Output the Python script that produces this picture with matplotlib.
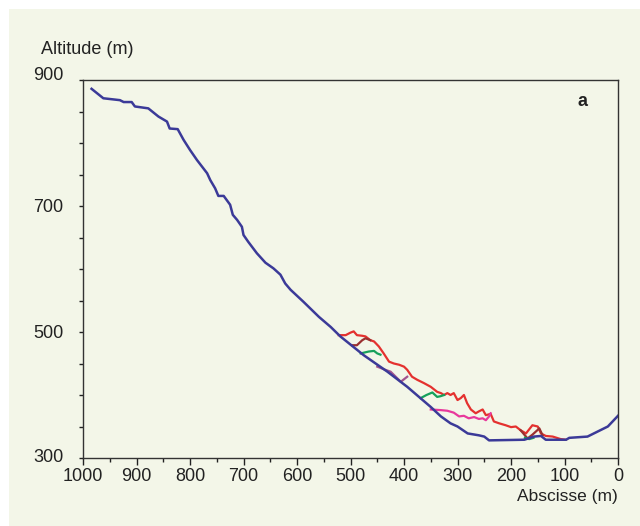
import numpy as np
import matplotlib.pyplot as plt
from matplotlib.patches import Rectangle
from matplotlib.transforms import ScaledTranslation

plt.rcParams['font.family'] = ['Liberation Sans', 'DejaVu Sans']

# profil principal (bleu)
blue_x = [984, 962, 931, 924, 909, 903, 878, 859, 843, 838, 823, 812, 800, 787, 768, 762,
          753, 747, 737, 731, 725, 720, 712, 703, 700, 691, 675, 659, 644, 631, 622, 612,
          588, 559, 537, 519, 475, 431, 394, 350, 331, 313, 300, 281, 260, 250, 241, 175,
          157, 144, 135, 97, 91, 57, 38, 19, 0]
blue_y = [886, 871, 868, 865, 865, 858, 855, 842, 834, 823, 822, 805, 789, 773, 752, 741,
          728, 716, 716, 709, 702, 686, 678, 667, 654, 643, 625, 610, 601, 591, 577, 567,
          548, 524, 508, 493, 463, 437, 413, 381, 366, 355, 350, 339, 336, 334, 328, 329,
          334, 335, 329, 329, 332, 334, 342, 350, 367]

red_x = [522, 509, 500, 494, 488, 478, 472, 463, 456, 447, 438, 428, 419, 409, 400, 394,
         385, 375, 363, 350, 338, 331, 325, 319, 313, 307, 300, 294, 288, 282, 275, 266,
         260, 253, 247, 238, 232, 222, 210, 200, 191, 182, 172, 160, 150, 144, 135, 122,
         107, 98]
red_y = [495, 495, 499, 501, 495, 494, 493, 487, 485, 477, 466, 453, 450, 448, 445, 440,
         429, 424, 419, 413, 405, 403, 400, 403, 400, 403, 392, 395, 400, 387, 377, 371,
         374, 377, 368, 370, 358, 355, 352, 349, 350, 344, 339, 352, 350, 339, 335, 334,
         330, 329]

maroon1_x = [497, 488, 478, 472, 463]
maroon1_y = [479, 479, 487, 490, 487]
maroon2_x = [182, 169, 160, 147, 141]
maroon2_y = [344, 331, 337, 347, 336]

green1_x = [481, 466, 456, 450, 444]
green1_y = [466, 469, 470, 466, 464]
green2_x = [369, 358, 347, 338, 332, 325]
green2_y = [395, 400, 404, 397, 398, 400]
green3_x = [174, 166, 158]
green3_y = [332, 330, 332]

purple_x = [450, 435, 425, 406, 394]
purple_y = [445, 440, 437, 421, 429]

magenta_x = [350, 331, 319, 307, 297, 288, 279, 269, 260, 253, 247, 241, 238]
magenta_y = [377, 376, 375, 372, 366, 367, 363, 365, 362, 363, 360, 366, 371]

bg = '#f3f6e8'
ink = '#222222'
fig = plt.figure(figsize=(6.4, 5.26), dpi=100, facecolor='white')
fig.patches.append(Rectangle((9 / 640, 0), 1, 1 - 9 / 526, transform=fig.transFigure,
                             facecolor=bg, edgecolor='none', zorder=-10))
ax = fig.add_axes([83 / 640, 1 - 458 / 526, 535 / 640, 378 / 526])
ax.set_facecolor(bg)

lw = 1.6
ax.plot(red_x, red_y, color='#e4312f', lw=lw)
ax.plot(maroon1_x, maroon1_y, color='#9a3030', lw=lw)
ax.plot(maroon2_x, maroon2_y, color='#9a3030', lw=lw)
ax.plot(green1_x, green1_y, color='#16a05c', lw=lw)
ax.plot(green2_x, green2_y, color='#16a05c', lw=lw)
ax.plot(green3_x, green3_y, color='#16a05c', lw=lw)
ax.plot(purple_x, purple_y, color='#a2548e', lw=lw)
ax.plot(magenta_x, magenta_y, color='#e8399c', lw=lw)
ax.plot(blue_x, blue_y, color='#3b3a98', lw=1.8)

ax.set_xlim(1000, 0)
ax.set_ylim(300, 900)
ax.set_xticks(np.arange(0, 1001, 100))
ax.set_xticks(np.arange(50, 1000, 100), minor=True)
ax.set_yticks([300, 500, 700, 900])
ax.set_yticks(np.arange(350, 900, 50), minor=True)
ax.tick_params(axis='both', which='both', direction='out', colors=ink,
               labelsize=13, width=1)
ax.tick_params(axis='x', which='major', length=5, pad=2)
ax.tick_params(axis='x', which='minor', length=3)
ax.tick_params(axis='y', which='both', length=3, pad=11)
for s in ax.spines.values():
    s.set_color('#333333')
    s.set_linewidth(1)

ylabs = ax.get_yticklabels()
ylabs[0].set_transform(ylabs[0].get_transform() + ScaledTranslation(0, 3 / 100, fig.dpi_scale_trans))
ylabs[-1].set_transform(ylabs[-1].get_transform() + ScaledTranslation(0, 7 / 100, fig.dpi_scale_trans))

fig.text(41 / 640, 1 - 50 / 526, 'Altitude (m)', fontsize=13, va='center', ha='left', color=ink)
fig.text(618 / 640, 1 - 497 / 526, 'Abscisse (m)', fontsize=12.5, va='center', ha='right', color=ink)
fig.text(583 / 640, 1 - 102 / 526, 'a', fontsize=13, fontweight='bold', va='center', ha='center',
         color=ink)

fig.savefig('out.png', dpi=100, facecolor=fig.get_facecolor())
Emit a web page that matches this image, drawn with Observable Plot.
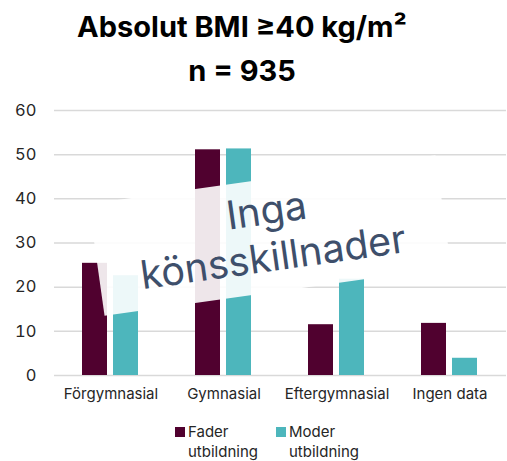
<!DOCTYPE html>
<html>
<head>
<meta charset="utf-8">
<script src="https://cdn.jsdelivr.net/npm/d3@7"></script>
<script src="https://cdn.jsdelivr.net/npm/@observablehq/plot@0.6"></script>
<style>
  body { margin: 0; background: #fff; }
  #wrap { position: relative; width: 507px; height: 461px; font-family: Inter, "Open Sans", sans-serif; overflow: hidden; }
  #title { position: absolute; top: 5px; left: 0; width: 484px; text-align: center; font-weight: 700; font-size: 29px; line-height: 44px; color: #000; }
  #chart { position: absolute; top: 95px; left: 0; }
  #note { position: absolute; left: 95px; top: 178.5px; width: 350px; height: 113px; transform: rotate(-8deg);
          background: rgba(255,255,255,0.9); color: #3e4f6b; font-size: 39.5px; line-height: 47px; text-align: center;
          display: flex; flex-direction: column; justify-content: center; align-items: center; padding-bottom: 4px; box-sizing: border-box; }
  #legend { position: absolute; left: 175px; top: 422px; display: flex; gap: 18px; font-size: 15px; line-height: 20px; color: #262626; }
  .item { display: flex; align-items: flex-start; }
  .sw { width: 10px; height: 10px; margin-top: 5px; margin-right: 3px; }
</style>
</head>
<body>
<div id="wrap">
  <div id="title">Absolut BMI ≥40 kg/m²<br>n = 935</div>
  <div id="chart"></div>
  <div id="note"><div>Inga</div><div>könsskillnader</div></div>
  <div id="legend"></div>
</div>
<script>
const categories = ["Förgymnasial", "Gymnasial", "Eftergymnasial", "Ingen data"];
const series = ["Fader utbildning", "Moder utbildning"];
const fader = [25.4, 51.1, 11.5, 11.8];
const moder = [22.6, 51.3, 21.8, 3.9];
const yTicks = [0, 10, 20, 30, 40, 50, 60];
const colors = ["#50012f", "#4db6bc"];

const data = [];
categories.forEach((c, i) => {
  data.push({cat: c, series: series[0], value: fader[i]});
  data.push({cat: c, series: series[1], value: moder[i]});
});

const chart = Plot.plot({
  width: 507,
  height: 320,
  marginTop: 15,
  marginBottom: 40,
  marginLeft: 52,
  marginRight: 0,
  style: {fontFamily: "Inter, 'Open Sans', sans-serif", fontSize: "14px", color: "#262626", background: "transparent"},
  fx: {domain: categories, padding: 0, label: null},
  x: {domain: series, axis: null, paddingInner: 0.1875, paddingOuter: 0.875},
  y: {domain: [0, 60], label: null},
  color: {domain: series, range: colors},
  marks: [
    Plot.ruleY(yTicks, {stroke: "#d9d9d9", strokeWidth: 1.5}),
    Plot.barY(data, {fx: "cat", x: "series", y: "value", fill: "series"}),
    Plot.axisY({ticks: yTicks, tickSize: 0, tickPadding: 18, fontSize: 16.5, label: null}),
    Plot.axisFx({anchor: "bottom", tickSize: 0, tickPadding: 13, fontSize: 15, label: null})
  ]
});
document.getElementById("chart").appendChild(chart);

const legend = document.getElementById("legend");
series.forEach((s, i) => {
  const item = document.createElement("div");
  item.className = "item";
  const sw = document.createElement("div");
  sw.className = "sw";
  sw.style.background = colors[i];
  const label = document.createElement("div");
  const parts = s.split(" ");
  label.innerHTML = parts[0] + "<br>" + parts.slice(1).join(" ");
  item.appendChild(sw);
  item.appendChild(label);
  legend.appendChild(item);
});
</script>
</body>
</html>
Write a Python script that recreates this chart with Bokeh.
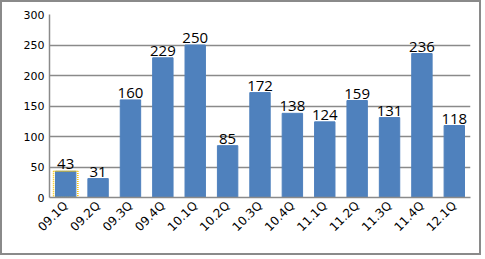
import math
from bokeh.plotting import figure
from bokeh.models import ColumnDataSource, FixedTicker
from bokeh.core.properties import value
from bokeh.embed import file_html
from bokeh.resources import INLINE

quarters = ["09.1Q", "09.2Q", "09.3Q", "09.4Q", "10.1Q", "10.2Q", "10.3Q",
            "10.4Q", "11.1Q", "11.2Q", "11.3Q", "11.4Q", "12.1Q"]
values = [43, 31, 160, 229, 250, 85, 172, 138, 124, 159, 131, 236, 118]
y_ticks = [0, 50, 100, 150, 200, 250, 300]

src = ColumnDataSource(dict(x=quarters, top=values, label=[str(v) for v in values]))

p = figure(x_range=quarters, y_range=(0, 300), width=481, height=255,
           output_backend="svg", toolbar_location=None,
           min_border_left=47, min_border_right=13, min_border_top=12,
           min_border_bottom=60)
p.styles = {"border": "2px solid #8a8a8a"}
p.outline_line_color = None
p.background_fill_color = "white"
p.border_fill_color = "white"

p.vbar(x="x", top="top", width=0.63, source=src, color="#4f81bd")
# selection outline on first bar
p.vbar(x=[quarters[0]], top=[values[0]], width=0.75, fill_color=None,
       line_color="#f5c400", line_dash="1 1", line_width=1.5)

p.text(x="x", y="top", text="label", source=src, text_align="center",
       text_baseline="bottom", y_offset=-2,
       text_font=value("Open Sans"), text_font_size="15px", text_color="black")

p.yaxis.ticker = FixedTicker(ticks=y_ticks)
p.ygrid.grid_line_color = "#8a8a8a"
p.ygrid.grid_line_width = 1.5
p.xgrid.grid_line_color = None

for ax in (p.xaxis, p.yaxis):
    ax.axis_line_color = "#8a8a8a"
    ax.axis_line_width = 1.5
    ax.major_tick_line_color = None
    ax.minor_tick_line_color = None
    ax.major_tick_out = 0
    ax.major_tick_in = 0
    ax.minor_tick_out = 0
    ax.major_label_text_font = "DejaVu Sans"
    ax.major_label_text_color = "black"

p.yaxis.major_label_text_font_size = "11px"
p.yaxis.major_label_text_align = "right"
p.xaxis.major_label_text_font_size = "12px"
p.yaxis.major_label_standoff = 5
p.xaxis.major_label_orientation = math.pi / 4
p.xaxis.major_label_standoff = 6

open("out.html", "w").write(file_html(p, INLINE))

----------

- [WHAT TO WORK ON] In the records above, find the line containing "purple_y = [445, 440, 437, 421, 429]" and output every line from the first through that one, exactly, omitting pictures.

- [SOLUTION TO THIS TASK]
Output the Python script that produces this picture with matplotlib.
import numpy as np
import matplotlib.pyplot as plt
from matplotlib.patches import Rectangle
from matplotlib.transforms import ScaledTranslation

plt.rcParams['font.family'] = ['Liberation Sans', 'DejaVu Sans']

# profil principal (bleu)
blue_x = [984, 962, 931, 924, 909, 903, 878, 859, 843, 838, 823, 812, 800, 787, 768, 762,
          753, 747, 737, 731, 725, 720, 712, 703, 700, 691, 675, 659, 644, 631, 622, 612,
          588, 559, 537, 519, 475, 431, 394, 350, 331, 313, 300, 281, 260, 250, 241, 175,
          157, 144, 135, 97, 91, 57, 38, 19, 0]
blue_y = [886, 871, 868, 865, 865, 858, 855, 842, 834, 823, 822, 805, 789, 773, 752, 741,
          728, 716, 716, 709, 702, 686, 678, 667, 654, 643, 625, 610, 601, 591, 577, 567,
          548, 524, 508, 493, 463, 437, 413, 381, 366, 355, 350, 339, 336, 334, 328, 329,
          334, 335, 329, 329, 332, 334, 342, 350, 367]

red_x = [522, 509, 500, 494, 488, 478, 472, 463, 456, 447, 438, 428, 419, 409, 400, 394,
         385, 375, 363, 350, 338, 331, 325, 319, 313, 307, 300, 294, 288, 282, 275, 266,
         260, 253, 247, 238, 232, 222, 210, 200, 191, 182, 172, 160, 150, 144, 135, 122,
         107, 98]
red_y = [495, 495, 499, 501, 495, 494, 493, 487, 485, 477, 466, 453, 450, 448, 445, 440,
         429, 424, 419, 413, 405, 403, 400, 403, 400, 403, 392, 395, 400, 387, 377, 371,
         374, 377, 368, 370, 358, 355, 352, 349, 350, 344, 339, 352, 350, 339, 335, 334,
         330, 329]

maroon1_x = [497, 488, 478, 472, 463]
maroon1_y = [479, 479, 487, 490, 487]
maroon2_x = [182, 169, 160, 147, 141]
maroon2_y = [344, 331, 337, 347, 336]

green1_x = [481, 466, 456, 450, 444]
green1_y = [466, 469, 470, 466, 464]
green2_x = [369, 358, 347, 338, 332, 325]
green2_y = [395, 400, 404, 397, 398, 400]
green3_x = [174, 166, 158]
green3_y = [332, 330, 332]

purple_x = [450, 435, 425, 406, 394]
purple_y = [445, 440, 437, 421, 429]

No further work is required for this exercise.